„Grundrechte sind kein Luxus“
Interview. Andrea Jelinek koordiniert die Zusammenarbeit der Datenschutzbehörden der EU-Mitgliedstaaten. Sie mahnt angesichts der Coronakrise zu erhöhter Achtsamkeit.
Die Presse: Konnten Sie sich schon einen Überblick über die diversen mit Covid-19 in Verbindung stehenden Apps und Datenüberlassungen der Telekombetreiber in den Mitgliedstaaten verschaffen? Andrea Jelinek: Man muss zwei Dinge unterscheiden: erstens nationale Bestrebungen von privaten Initiativen, Hilfsorganisationen und Regierungen, und zweitens das gemeinsame europäische Vorgehen. Zu den nationalen Initiativen kann ich wenig sagen. Denn da sind die jeweiligen nationalen Datenschutzbehörden zuständig.
In Polen gibt es eine behördliche App, welche Covid-19-Patienten, die in verordneter Heimquarantäne sind, täglich dazu auffordert, ein Selfie am Quarantäneort zu machen und an die Behörde zu schicken.
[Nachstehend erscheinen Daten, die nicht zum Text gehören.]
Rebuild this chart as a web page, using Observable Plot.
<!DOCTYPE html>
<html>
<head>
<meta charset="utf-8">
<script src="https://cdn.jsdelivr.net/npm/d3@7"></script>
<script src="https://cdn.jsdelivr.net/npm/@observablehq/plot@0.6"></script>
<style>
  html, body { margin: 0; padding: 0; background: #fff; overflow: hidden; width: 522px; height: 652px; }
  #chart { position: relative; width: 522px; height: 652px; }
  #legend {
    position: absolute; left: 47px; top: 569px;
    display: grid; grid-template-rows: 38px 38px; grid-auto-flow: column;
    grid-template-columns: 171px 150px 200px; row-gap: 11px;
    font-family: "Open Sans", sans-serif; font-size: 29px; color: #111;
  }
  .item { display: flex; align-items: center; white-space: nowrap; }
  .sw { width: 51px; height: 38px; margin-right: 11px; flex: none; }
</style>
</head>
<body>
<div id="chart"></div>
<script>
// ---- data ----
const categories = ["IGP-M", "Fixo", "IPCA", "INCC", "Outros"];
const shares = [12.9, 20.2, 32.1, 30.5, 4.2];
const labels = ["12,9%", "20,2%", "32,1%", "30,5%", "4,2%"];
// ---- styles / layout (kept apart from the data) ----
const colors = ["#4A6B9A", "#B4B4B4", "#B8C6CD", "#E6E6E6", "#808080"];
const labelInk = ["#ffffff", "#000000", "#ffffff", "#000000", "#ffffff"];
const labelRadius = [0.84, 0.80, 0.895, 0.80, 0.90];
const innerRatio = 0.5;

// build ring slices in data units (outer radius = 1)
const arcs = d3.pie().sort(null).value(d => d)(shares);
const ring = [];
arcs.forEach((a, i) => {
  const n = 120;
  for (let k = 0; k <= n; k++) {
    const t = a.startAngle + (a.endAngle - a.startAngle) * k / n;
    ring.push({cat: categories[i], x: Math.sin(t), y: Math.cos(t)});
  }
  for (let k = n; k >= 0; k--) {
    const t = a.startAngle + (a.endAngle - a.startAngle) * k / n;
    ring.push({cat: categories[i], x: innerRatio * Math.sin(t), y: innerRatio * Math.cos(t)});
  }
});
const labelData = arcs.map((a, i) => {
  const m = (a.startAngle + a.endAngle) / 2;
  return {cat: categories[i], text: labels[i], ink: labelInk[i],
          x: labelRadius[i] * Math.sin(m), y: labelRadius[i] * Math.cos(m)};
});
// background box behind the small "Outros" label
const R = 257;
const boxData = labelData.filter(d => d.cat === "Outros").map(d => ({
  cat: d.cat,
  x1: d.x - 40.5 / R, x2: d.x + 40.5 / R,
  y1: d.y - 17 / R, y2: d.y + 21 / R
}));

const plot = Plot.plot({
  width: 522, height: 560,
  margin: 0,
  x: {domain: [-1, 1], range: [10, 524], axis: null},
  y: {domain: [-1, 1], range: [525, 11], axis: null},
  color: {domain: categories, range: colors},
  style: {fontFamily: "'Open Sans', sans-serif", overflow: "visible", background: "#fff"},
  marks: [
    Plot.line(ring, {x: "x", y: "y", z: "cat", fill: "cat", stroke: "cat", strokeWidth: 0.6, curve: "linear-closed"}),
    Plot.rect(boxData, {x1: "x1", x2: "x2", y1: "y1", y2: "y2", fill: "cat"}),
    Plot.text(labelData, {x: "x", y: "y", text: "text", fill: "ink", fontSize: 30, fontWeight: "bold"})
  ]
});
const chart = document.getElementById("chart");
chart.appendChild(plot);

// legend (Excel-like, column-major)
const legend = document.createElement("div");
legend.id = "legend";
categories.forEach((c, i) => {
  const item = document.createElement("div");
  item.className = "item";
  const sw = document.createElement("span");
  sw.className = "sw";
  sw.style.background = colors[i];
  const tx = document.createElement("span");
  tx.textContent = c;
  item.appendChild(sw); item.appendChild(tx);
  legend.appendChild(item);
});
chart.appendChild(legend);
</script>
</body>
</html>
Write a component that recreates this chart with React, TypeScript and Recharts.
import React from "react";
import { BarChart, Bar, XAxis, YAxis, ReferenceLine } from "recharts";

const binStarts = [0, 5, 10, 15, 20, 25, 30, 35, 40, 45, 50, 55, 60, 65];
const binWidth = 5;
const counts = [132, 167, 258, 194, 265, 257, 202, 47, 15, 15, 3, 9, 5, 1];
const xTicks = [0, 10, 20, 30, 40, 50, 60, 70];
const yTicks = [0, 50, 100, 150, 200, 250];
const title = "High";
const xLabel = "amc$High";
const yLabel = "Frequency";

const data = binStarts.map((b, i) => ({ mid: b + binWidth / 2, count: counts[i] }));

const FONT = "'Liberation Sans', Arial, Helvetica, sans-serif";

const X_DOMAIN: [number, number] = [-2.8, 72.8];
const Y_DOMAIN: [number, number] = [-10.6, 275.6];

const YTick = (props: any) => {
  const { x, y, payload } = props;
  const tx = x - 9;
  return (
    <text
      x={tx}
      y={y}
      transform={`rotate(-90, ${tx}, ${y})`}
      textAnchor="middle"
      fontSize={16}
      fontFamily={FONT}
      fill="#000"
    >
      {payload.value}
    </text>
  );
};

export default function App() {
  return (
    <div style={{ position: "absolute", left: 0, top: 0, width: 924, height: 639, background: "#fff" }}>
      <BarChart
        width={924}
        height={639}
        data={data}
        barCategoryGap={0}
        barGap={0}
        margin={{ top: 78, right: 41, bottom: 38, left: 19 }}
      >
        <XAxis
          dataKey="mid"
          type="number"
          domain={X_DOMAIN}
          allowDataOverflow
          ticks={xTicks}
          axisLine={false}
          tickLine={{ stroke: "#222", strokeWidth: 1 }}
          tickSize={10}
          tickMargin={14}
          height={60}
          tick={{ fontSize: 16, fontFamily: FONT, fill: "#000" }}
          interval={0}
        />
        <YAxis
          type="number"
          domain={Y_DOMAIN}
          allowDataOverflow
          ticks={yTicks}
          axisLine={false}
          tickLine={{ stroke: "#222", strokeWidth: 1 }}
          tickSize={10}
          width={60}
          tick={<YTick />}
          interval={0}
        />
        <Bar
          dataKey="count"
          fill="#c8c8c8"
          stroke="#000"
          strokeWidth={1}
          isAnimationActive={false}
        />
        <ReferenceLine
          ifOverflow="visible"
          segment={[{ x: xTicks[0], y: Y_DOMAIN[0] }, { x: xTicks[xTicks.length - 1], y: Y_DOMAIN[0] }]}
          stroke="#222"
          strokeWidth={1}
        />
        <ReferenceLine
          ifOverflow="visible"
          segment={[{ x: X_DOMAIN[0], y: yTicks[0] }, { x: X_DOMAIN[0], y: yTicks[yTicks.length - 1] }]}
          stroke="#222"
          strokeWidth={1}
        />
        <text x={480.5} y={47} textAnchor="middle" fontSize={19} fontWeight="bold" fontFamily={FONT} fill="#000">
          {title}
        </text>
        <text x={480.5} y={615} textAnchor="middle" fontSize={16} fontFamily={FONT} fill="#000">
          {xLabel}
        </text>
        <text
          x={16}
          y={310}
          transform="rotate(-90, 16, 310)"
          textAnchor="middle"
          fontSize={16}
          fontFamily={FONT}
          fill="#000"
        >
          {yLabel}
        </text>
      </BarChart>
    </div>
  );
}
Wer das nicht binnen 20 Minuten tut, erhält eine Verwaltungsstrafe. Ist das verhältnismäßig?
Ich weiß von meinen polnischen Kollegen nichts über allfällige Beschwerden. Ich muss auch hinzufügen, dass nationale Apps, gleich ob privat oder staatlich, nicht der Kontrolle des Europäischen Datenschutzausschusses unterliegen. Generell wäre es vermessen zu sagen, dass ich einen Überblick über die nationalen Maßnahmen in diesem Bereich hätte. Das ist schlicht nicht möglich, denn in allen Mitgliedstaaten wird an etwas gearbeitet.
Allerorten stellen Mobilfunkunternehmen den Gesundheitsbehörden oder Hilfsorganisationen Nutzerdaten in Metaform zur Verfügung, um die Verbreitungsmuster des Virus zu erfassen. Das sei kein Problem, denn die Daten seien ja anonymisiert. Doch wir wissen, dass sich durch geschickte Kombination mehrerer Datensätze aus solchen Metadaten sehr wohl Informationen über einzelne Menschen finden lassen. Was soll dagegen geschehen? Wenn es ausschließlich um die Verbreitungsmuster des Virus geht, sehe ich kein Problem. Aber wenn diese Daten individuell zuordenbar sind, dann sehr wohl. Allerdings ist es nicht so, dass da jemand allein im stillen Kämmerlein über Nacht eine App programmiert. Das erfordert Erfahrung.
Zudem ist bei diesen privaten Apps stets eine Datenschutz-Folgenabschätzung zu machen und eine Einwilligungserklärung des Users zur Nutzung der App einzuholen.
In manchen ostasiatischen Staaten klopft die Polizei an, wenn man jetzt während der Epidemie sein Handy samt der Corona-Überwachungs-App ausschaltet. Ist so etwas in Europa denkbar?
Wir leben Gott sei Dank in einer parlamentarischen Demokratie. Alle EU-Staaten sind solche und werden das hoffentlich auch bleiben. Ich persönlich kann und möchte mir so ein Szenario nicht vorstellen.
Diese Seuche und die technischen Möglichkeiten regen aber mancherorts die Fantasie an. Werden wir eines Tages eine App auf dem Handy haben, die uns davor warnt, dass wir uns einem mit dem Virus Infizierten nähern? In Südkorea ist so etwas schon im Einsatz. Das wäre doch ein sehr tiefer Eingriff in die Privatsphäre jedes potenziell Erkrankten.
Das wäre es zweifellos. Aber ich möchte nicht spekulieren. Und ich persönlich halte dies für höchst problematisch.
Nach jedem Terroranschlag werden die Grundrechte stückchenweise zurückgebaut. Befürchten Sie, dass die Corona-Krise unsere Vorstellung vom Recht auf Privatsphäre von Grund auf erschüttert? Grundrechte sind kein Luxus. Und ich hoffe auch, dass sie nie einer sein werden. Ich habe Vertrauen in den demokratischen Rechtsstaat und darauf, dass wir ihn schützen und gemeinsam weiterentwickeln können.